+++ MATERIAL FOR THIS TASK

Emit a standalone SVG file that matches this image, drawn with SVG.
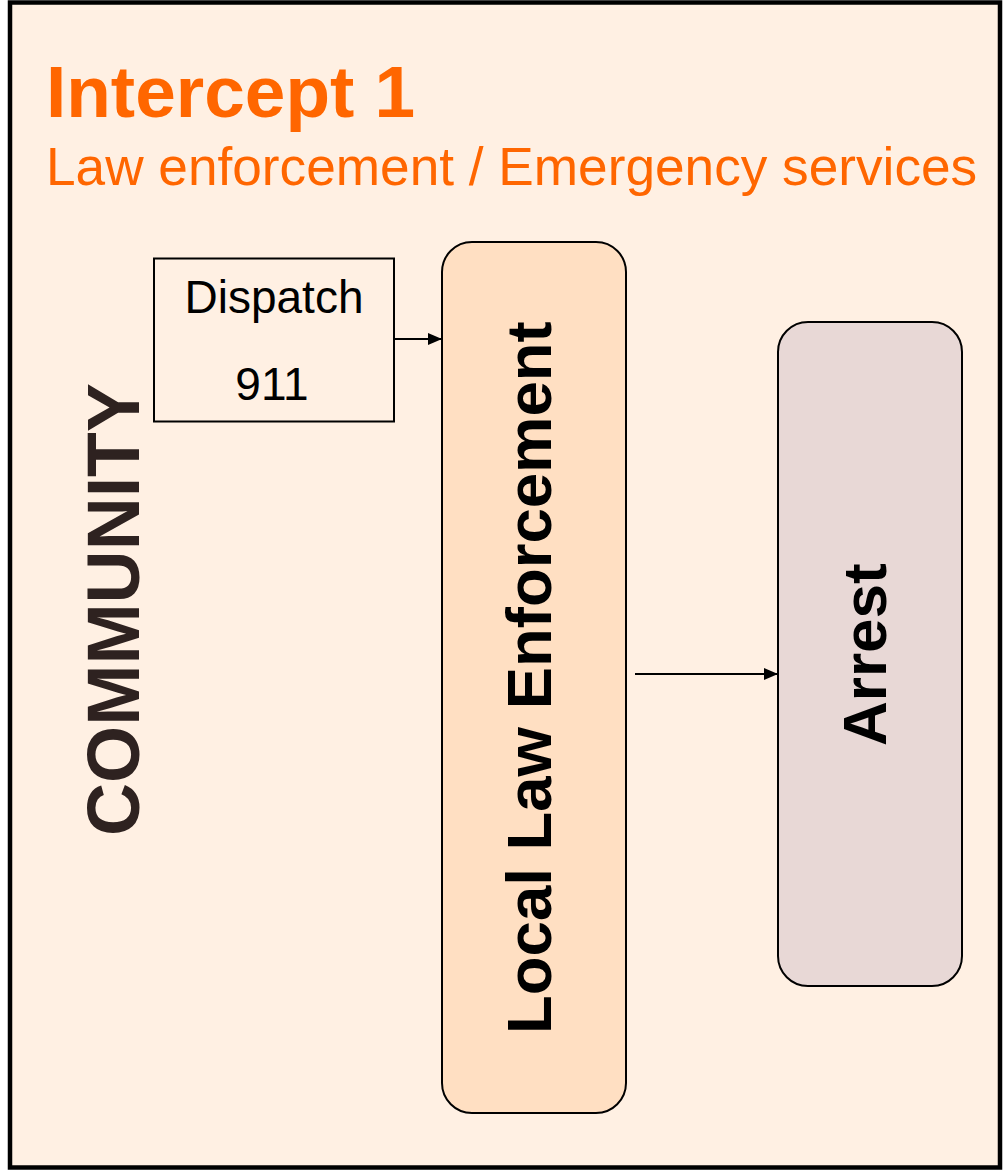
<svg xmlns="http://www.w3.org/2000/svg" width="1004" height="1171" viewBox="0 0 1004 1171">
<style>
.frame{fill:#FFF0E3;stroke:#000;stroke-width:4.5}
.title{font-family:"Liberation Sans",Arial,sans-serif;fill:#FF6600}
.lbl{font-family:"Liberation Sans",Arial,sans-serif;fill:#000}
.box{stroke:#000;stroke-width:2}
.conn{stroke:#000;stroke-width:2;fill:none}
</style>
<defs>
<marker id="ah" markerWidth="14" markerHeight="12" refX="14" refY="6" orient="auto" markerUnits="userSpaceOnUse">
<path d="M0,0 L14,6 L0,12 Z" fill="#000"/>
</marker>
</defs>
<rect class="frame" x="10" y="2.5" width="990" height="1165"/>
<text class="title" x="46" y="117" font-size="73" font-weight="bold">Intercept 1</text>
<text class="title" x="46" y="185" font-size="53.2">Law enforcement / Emergency services</text>
<g id="community">
<text class="lbl" transform="translate(139,836) rotate(-90)" font-size="74" font-weight="bold" style="fill:#2E2220" textLength="453" lengthAdjust="spacingAndGlyphs">COMMUNITY</text>
</g>
<g id="dispatch">
<rect class="box" x="154" y="258.5" width="240" height="163" fill="#FFF0E3"/>
<text class="lbl" x="274" y="313" font-size="46" text-anchor="middle">Dispatch</text>
<text class="lbl" x="272" y="400" font-size="46" text-anchor="middle">911</text>
</g>
<g id="local-law-enforcement">
<rect class="box" x="442" y="242" width="184" height="871" rx="30" ry="30" fill="#FFDFC2"/>
<text class="lbl" transform="translate(551,1034) rotate(-90)" font-size="63.5" font-weight="bold">Local Law Enforcement</text>
</g>
<g id="arrest">
<rect class="box" x="778" y="322" width="184" height="664" rx="30" ry="30" fill="#E8D8D6"/>
<text class="lbl" transform="translate(886,746) rotate(-90)" font-size="62" font-weight="bold">Arrest</text>
</g>
<g id="connectors">
<line class="conn" x1="394" y1="339" x2="442" y2="339" marker-end="url(#ah)"/>
<line class="conn" x1="635" y1="674" x2="778" y2="674" marker-end="url(#ah)"/>
</g>
</svg>
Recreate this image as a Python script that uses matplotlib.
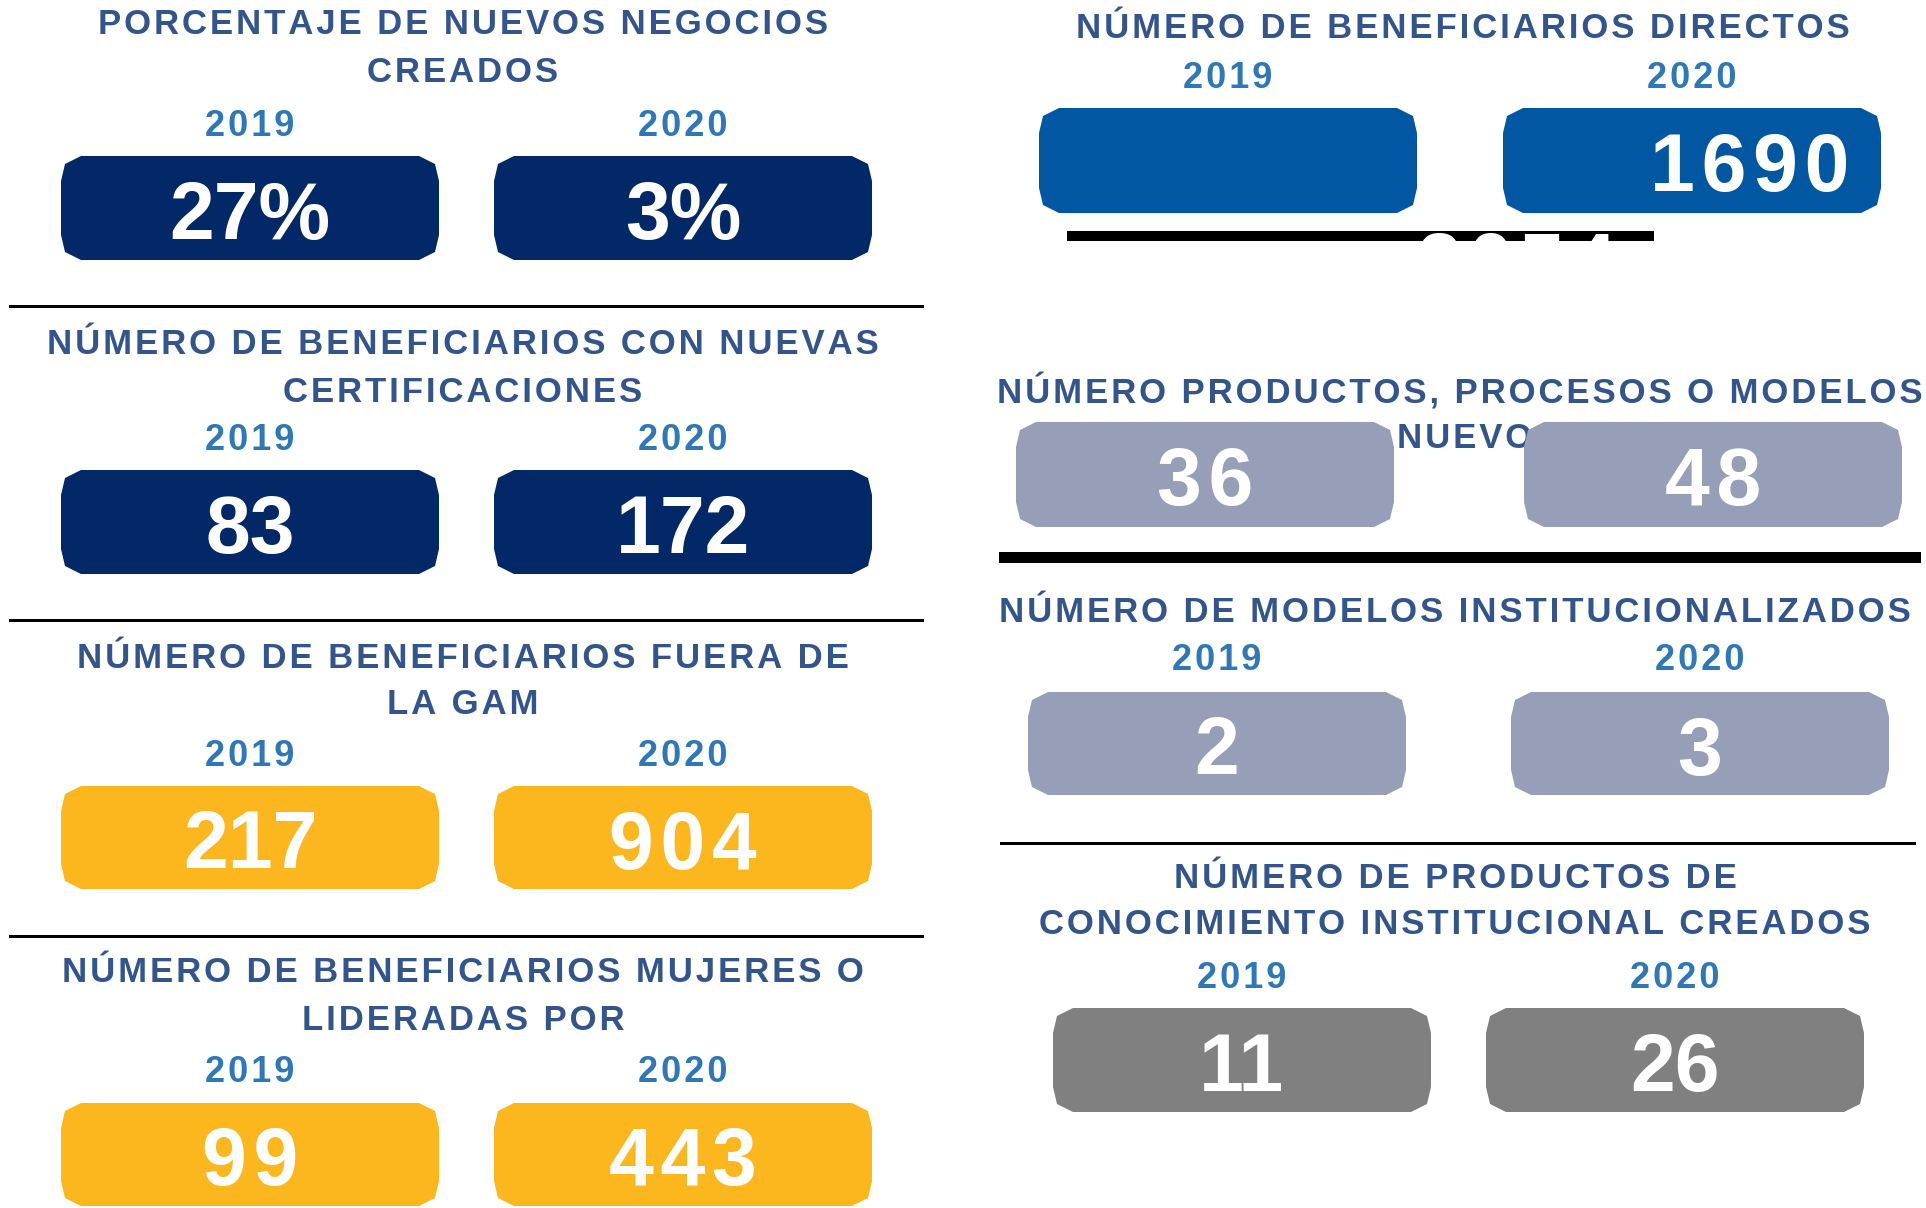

++++++

**AIM OF THE EXERCISE**
Retype the records exactly. Any image in them should not appear in what you write.

**EXERCISE OUTPUT**
Emit a standalone SVG file that matches this image, drawn with SVG.
<svg xmlns="http://www.w3.org/2000/svg" width="1004" height="1171" viewBox="0 0 1004 1171">
<style>
.frame{fill:#FFF0E3;stroke:#000;stroke-width:4.5}
.title{font-family:"Liberation Sans",Arial,sans-serif;fill:#FF6600}
.lbl{font-family:"Liberation Sans",Arial,sans-serif;fill:#000}
.box{stroke:#000;stroke-width:2}
.conn{stroke:#000;stroke-width:2;fill:none}
</style>
<defs>
<marker id="ah" markerWidth="14" markerHeight="12" refX="14" refY="6" orient="auto" markerUnits="userSpaceOnUse">
<path d="M0,0 L14,6 L0,12 Z" fill="#000"/>
</marker>
</defs>
<rect class="frame" x="10" y="2.5" width="990" height="1165"/>
<text class="title" x="46" y="117" font-size="73" font-weight="bold">Intercept 1</text>
<text class="title" x="46" y="185" font-size="53.2">Law enforcement / Emergency services</text>
<g id="community">
<text class="lbl" transform="translate(139,836) rotate(-90)" font-size="74" font-weight="bold" style="fill:#2E2220" textLength="453" lengthAdjust="spacingAndGlyphs">COMMUNITY</text>
</g>
<g id="dispatch">
<rect class="box" x="154" y="258.5" width="240" height="163" fill="#FFF0E3"/>
<text class="lbl" x="274" y="313" font-size="46" text-anchor="middle">Dispatch</text>
<text class="lbl" x="272" y="400" font-size="46" text-anchor="middle">911</text>
</g>
<g id="local-law-enforcement">
<rect class="box" x="442" y="242" width="184" height="871" rx="30" ry="30" fill="#FFDFC2"/>
<text class="lbl" transform="translate(551,1034) rotate(-90)" font-size="63.5" font-weight="bold">Local Law Enforcement</text>
</g>
<g id="arrest">
<rect class="box" x="778" y="322" width="184" height="664" rx="30" ry="30" fill="#E8D8D6"/>
<text class="lbl" transform="translate(886,746) rotate(-90)" font-size="62" font-weight="bold">Arrest</text>
</g>
<g id="connectors">
<line class="conn" x1="394" y1="339" x2="442" y2="339" marker-end="url(#ah)"/>
<line class="conn" x1="635" y1="674" x2="778" y2="674" marker-end="url(#ah)"/>
</g>
</svg>
Recreate this image as a Python script that uses matplotlib.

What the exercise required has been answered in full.